DIRECTIONS FOR THIS TASK:
State how many lines of the entries include the string "matplotlib", please, leaving out everything but the number.

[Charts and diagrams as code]

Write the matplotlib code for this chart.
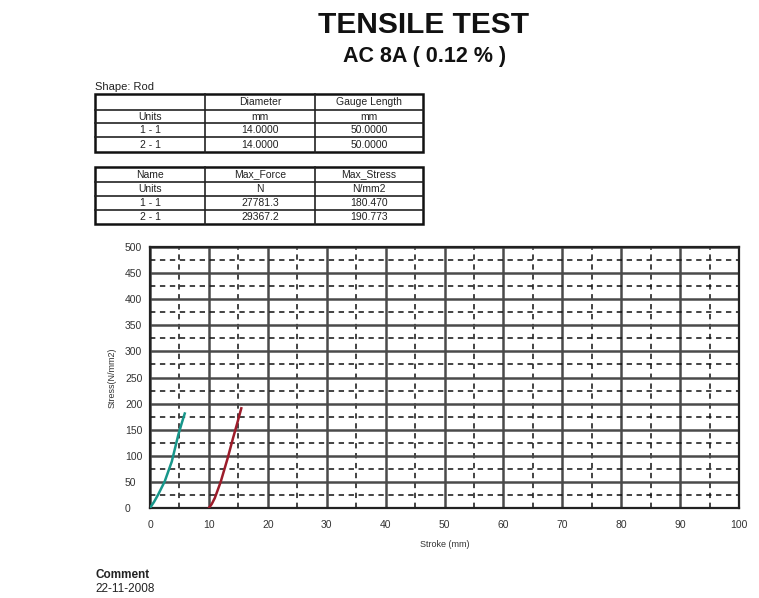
import matplotlib
matplotlib.use('Agg')
import matplotlib.pyplot as plt
from matplotlib.ticker import MultipleLocator

plt.rcParams['font.family'] = ['Liberation Sans', 'DejaVu Sans']

# --- data ---
SPEC_NAMES = ['1 - 1', '2 - 1']
DIAMETER = ['14.0000', '14.0000']
GAUGE_LENGTH = ['50.0000', '50.0000']
MAX_FORCE = ['27781.3', '29367.2']
MAX_STRESS = ['180.470', '190.773']

stroke_1 = [0.0, 0.7, 1.4, 2.5, 3.7, 4.8, 5.4, 5.9]
stress_1 = [0, 12, 26, 51, 89, 140, 163, 181]
stroke_2 = [10.0, 10.5, 11.0, 12.0, 13.2, 14.1, 14.8, 15.5]
stress_2 = [0, 8, 19, 50, 96, 134, 162, 191]

W, H = 759, 598
fig = plt.figure(figsize=(W / 100, H / 100), dpi=100)

# overlay in pixel coords for title, tables, footer
ov = fig.add_axes([0, 0, 1, 1])
ov.set_xlim(0, W)
ov.set_ylim(H, 0)
ov.axis('off')

ov.text(424, 33, 'TENSILE TEST', ha='center', va='baseline', fontsize=21.5,
        fontweight='bold', color='#111111')
ov.text(425, 62, 'AC 8A ( 0.12 % )', ha='center', va='baseline', fontsize=15.5,
        fontweight='bold', color='#111111')
ov.text(95, 90, 'Shape: Rod', ha='left', va='baseline', fontsize=8, color='#222222')

col_x = [95, 205, 315, 423]


def draw_table(top_rows, rows_y):
    x0, x1 = col_x[0], col_x[-1]
    y0, y1 = rows_y[0], rows_y[-1]
    for y in rows_y[1:-1]:
        ov.plot([x0, x1], [y, y], color='#222222', lw=1.2)
    for x in col_x[1:-1]:
        ov.plot([x, x], [y0, y1], color='#222222', lw=1.2)
    ov.add_patch(plt.Rectangle((x0, y0), x1 - x0, y1 - y0, fill=False,
                               edgecolor='#111111', lw=1.8))
    for r, row in enumerate(top_rows):
        yc = (rows_y[r] + rows_y[r + 1]) / 2
        for c, txt in enumerate(row):
            xc = (col_x[c] + col_x[c + 1]) / 2
            ov.text(xc, yc, txt, ha='center', va='center', fontsize=7.5,
                    color='#222222')


table1 = [['', 'Diameter', 'Gauge Length'], ['Units', 'mm', 'mm']]
for n, d, g in zip(SPEC_NAMES, DIAMETER, GAUGE_LENGTH):
    table1.append([n, d, g])
draw_table(table1, [94, 110, 123, 137, 152])

table2 = [['Name', 'Max_Force', 'Max_Stress'], ['Units', 'N', 'N/mm2']]
for n, f, s in zip(SPEC_NAMES, MAX_FORCE, MAX_STRESS):
    table2.append([n, f, s])
draw_table(table2, [167, 182, 196, 210, 224])

ov.text(95, 578, 'Comment', ha='left', va='baseline', fontsize=8.5,
        fontweight='bold', color='#222222')
ov.text(95, 592, '22-11-2008', ha='left', va='baseline', fontsize=8.5,
        color='#222222')

# --- stress-stroke chart ---
ax = fig.add_axes([150 / W, 1 - 508 / H, (739 - 150) / W, (508 - 247) / H])
ax.set_xlim(0, 100)
ax.set_ylim(0, 500)
ax.xaxis.set_major_locator(MultipleLocator(10))
ax.xaxis.set_minor_locator(MultipleLocator(5))
ax.yaxis.set_major_locator(MultipleLocator(50))
ax.yaxis.set_minor_locator(MultipleLocator(25))
ax.grid(which='major', color='#4a4a4a', linewidth=1.8, linestyle='-')
ax.grid(which='minor', color='#111111', linewidth=1.1, linestyle=(0, (3.5, 3)))
ax.set_axisbelow(True)
ax.tick_params(which='both', length=0, labelsize=7.5, colors='#333333')
ax.tick_params(axis='x', pad=9)
ax.tick_params(axis='y', pad=18)
for lbl in ax.get_yticklabels():
    lbl.set_horizontalalignment('left')
for s in ax.spines.values():
    s.set_color('#222222')
    s.set_linewidth(1.6)

ax.plot(stroke_1, stress_1, color='#17968a', lw=1.8, zorder=3)
ax.plot(stroke_2, stress_2, color='#9c1c2a', lw=1.8, zorder=3)

ax.set_xlabel('Stroke (mm)', fontsize=6.5, color='#333333', labelpad=7)
ax.set_ylabel('Stress(N/mm2)', fontsize=6.5, color='#333333', labelpad=6)

fig.savefig('out.png', dpi=100)
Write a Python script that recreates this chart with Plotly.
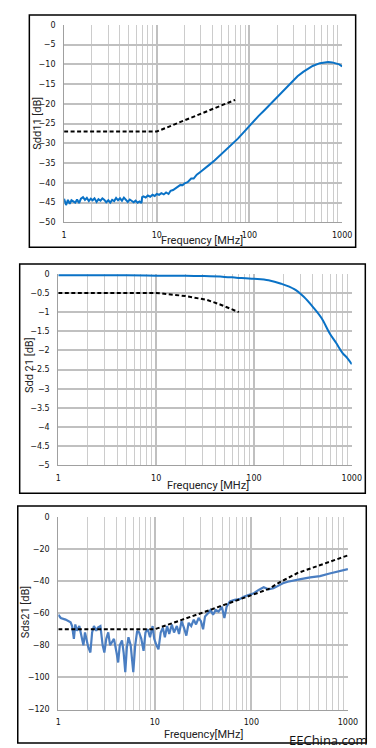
import plotly.graph_objects as go

# ---------------- data ----------------
# Panel 1: Sdd11
sdd11_f = [1.00, 1.05, 1.10, 1.15, 1.20, 1.26, 1.32, 1.38, 1.45, 1.52, 1.60, 1.68, 1.76, 1.85,
           1.94, 2.03, 2.13, 2.24, 2.35, 2.47, 2.59, 2.72, 2.85, 3.00, 3.15, 3.30, 3.47, 3.64,
           3.82, 4.01, 4.21, 4.42, 4.64, 4.87, 5.11, 5.37, 5.63, 5.91, 6.21, 6.52, 6.84, 6.95,
           7.2, 7.6, 8.0, 8.5, 9.0, 9.5, 10.0, 10.6, 11.2, 11.9, 12.6, 13.4, 14.1, 15, 16, 17,
           18, 19, 20, 21.5, 23.5, 25, 27, 30, 33, 36.5, 42, 50, 58, 66.5, 75, 85, 95, 107,
           125, 145, 174, 210, 245, 280, 330, 380, 419, 480, 576, 650, 706, 780, 859, 930, 1000]
sdd11_db = [-44.0, -45.6, -44.3, -45.3, -44.4, -44.8, -45.0, -44.2, -45.1, -44.0, -43.6, -44.3,
            -43.8, -44.6, -44.0, -44.4, -43.9, -44.8, -44.1, -44.5, -43.9, -44.3, -44.9, -44.4,
            -45.0, -44.3, -44.6, -43.8, -44.4, -43.9, -44.5, -43.7, -44.3, -44.8, -44.2, -44.6,
            -44.9, -44.5, -45.0, -44.7, -45.1, -43.6,
            -43.4, -43.7, -43.2, -43.5, -43.0, -43.3, -42.8, -43.0, -42.6, -42.9, -42.4, -42.8,
            -42.0, -41.8, -41.3, -41.0, -40.5, -40.6, -40.1, -39.8, -38.9, -38.9, -37.9, -37.1,
            -36.2, -35.5, -34.3, -32.7, -31.3, -30.1, -28.8, -27.4, -26.1, -24.7,
            -23.1, -21.6, -19.7, -17.7, -16.1, -14.7, -13.0, -11.9, -11.2, -10.4, -9.7, -9.45,
            -9.4, -9.5, -9.7, -10.0, -10.5]
sdd11_lim_f = [1, 10, 70]
sdd11_lim_db = [-27, -27, -19]

# Panel 2: Sdd21
sdd21_f = [1, 2, 5, 10, 20, 31, 50, 66, 100, 141, 190, 258, 323, 405, 492, 593, 690, 802, 900, 1000]
sdd21_db = [-0.04, -0.04, -0.04, -0.05, -0.05, -0.06, -0.08, -0.10, -0.13, -0.17, -0.26, -0.40,
            -0.60, -0.88, -1.16, -1.55, -1.80, -2.06, -2.20, -2.36]
sdd21_lim_f = [1, 10, 20, 33, 45, 70]
sdd21_lim_db = [-0.5, -0.5, -0.58, -0.68, -0.80, -1.0]

# Panel 3: Sds21
sds21_f = [1.00, 1.06, 1.19, 1.34, 1.39, 1.45, 1.50, 1.56, 1.65, 1.72, 1.82, 1.89, 1.97, 2.04,
           2.15, 2.24, 2.34, 2.47, 2.57, 2.73, 2.88, 3.00, 3.14, 3.29, 3.44, 3.63, 3.77, 4.01,
           4.17, 4.33, 4.57, 4.75, 4.94, 5.13, 5.33, 5.62, 5.98, 6.26, 6.56, 6.87, 7.24, 7.64,
           8.00, 8.45, 8.91, 9.48, 9.85, 10.4, 10.9, 11.5, 12.1, 12.7, 13.4, 14.1, 15.0, 15.8,
           16.9, 17.8, 18.9, 20.0, 21.2, 22.4, 23.8, 25.3, 26.7, 28.4, 30.0, 31.6, 33.1, 35.5,
           37.7, 40.1, 42.7, 45.7, 49.4, 52.5, 55.4, 59.8, 67.1, 75.3, 84.5, 94.8, 106, 119,
           134, 150, 169, 189, 212, 238, 278, 324, 407, 513, 646, 813, 1000]
sds21_db = [-61, -63, -64, -65.6, -68, -76, -67, -71, -68, -74, -80, -72, -78, -81,
            -84.5, -72, -68, -71, -69, -68, -80, -84.5, -76, -72, -80, -78, -76, -84.5,
            -90.7, -80, -77, -84.5, -96.8, -81.4, -75, -80, -96.8, -80, -71, -72, -76, -83.5,
            -72, -70, -75, -68, -76, -80, -82.5, -72, -69, -75, -68, -73, -67, -72,
            -68, -73, -65, -69, -74, -66, -68, -64, -67, -63, -65, -70, -62, -60,
            -58, -61, -58, -59, -56, -63, -56, -52.7, -51.7, -51.3, -49.6, -48.6, -47.6, -45.5,
            -43.9, -45.1, -44.5, -43, -41.4, -40.4, -39.4, -38.8, -37.7, -36.9, -35.3, -33.8, -32.6]
sds21_lim_f = [1, 10, 30, 100, 150, 200, 300, 1000]
sds21_lim_db = [-70, -70, -60, -49, -45, -40.5, -35, -24]

x_tickvals = [1, 10, 100, 1000]
x_ticktext = ["1", "10", "100", "1000"]
x_minor = [2, 3, 4, 5, 6, 7, 8, 9, 20, 30, 40, 50, 60, 70, 80, 90, 200, 300, 400, 500, 600, 700, 800, 900]

y1_ticks = [0, -5, -10, -15, -20, -25, -30, -35, -40, -45, -50]
y2_ticks = [0, -0.5, -1, -1.5, -2, -2.5, -3, -3.5, -4, -4.5, -5]
y3_ticks = [0, -20, -40, -60, -80, -100, -120]

# ---------------- layout helpers ----------------
W, H = 376, 748
def px(x):
    return x / W
def py(y):
    return 1 - y / H

BLUE = "#0A72C6"
BLUE3 = "#4A7EC2"
GRID = "#C0C0C0"
GRIDMIN = "#CCCCCC"
TICKFONT = dict(family="DejaVu Sans", size=8, color="#111")

fig = go.Figure()

fig.add_trace(go.Scatter(x=sdd11_f, y=sdd11_db, mode="lines", line=dict(color=BLUE, width=2),
                         xaxis="x", yaxis="y", showlegend=False))
fig.add_trace(go.Scatter(x=sdd11_lim_f, y=sdd11_lim_db, mode="lines",
                         line=dict(color="black", width=2, dash="4px,2.5px"),
                         xaxis="x", yaxis="y", showlegend=False))
fig.add_trace(go.Scatter(x=sdd21_f, y=sdd21_db, mode="lines", line=dict(color=BLUE, width=2, shape="spline"),
                         xaxis="x2", yaxis="y2", showlegend=False))
fig.add_trace(go.Scatter(x=sdd21_lim_f, y=sdd21_lim_db, mode="lines",
                         line=dict(color="black", width=2, dash="4px,2.5px"),
                         xaxis="x2", yaxis="y2", showlegend=False))
fig.add_trace(go.Scatter(x=sds21_f, y=sds21_db, mode="lines", line=dict(color=BLUE3, width=2.2),
                         xaxis="x3", yaxis="y3", showlegend=False))
fig.add_trace(go.Scatter(x=sds21_lim_f, y=sds21_lim_db, mode="lines",
                         line=dict(color="black", width=2, dash="4px,2.5px"),
                         xaxis="x3", yaxis="y3", showlegend=False))

def xaxis(domain, anchor):
    return dict(type="log", domain=domain, anchor=anchor, range=[0, 3],
                tickvals=x_tickvals, ticktext=x_ticktext, tickfont=TICKFONT,
                showgrid=True, gridcolor=GRID, gridwidth=1.5,
                minor=dict(tickvals=x_minor, showgrid=True, gridcolor=GRIDMIN, gridwidth=1, ticklen=0),
                showline=True, linecolor="#A0A0A0", linewidth=1, mirror=False,
                ticks="", zeroline=False, fixedrange=True, ticklabelstandoff=5)

def yaxis(domain, anchor, rng, ticks):
    return dict(domain=domain, anchor=anchor, range=rng, tickvals=ticks,
                tickfont=TICKFONT, showgrid=True, gridcolor=GRID, gridwidth=2,
                showline=True, linecolor="#A0A0A0", linewidth=1,
                ticks="", zeroline=False, fixedrange=True, ticklabelstandoff=6)

fig.update_layout(
    width=W, height=H, margin=dict(l=0, r=0, t=0, b=0),
    paper_bgcolor="white", plot_bgcolor="white",
    xaxis=xaxis([px(55), px(343)], "y"),
    yaxis=yaxis([py(213), py(13)], "x", [-50, 0], y1_ticks),
    xaxis2=xaxis([px(49), px(353)], "y2"),
    yaxis2=yaxis([py(459), py(265)], "x2", [-5, 0], y2_ticks),
    xaxis3=xaxis([px(49), px(349)], "y3"),
    yaxis3=yaxis([py(706), py(511)], "x3", [-120, 0], y3_ticks),
)

# outer chart borders
for (x0, y0, x1, y1) in [(19, 3, 357, 238), (9, 255, 367, 487), (7, 500, 368, 740)]:
    fig.add_shape(type="rect", xref="paper", yref="paper",
                  x0=px(x0), x1=px(x1), y0=py(y0), y1=py(y1),
                  line=dict(color="black", width=1.5), fillcolor="rgba(0,0,0,0)")

TITLEFONT = dict(family="Roboto", size=11, color="#222")
annots = [
    ("Frequency [MHz]", 198, 231, 0),
    ("Frequency [MHz]", 204, 479, 0),
    ("Frequency[MHz]", 199, 731, 0),
    ("Sdd11 [dB]", 28, 113, -90),
    ("Sdd 21 [dB]", 19, 357, -90),
    ("Sds21 [dB]", 15, 607, -90),
]
for text, x, y, ang in annots:
    fig.add_annotation(text=text, xref="paper", yref="paper", x=px(x), y=py(y),
                       showarrow=False, textangle=ang, font=TITLEFONT,
                       xanchor="center", yanchor="middle")

fig.add_annotation(text="EEChina.com", xref="paper", yref="paper", x=px(372), y=py(737),
                   showarrow=False, font=dict(family="Open Sans", size=13, color="#111"),
                   xanchor="right", yanchor="middle")

fig.write_html("out.html")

RESPONSE TO THE EXERCISE:
5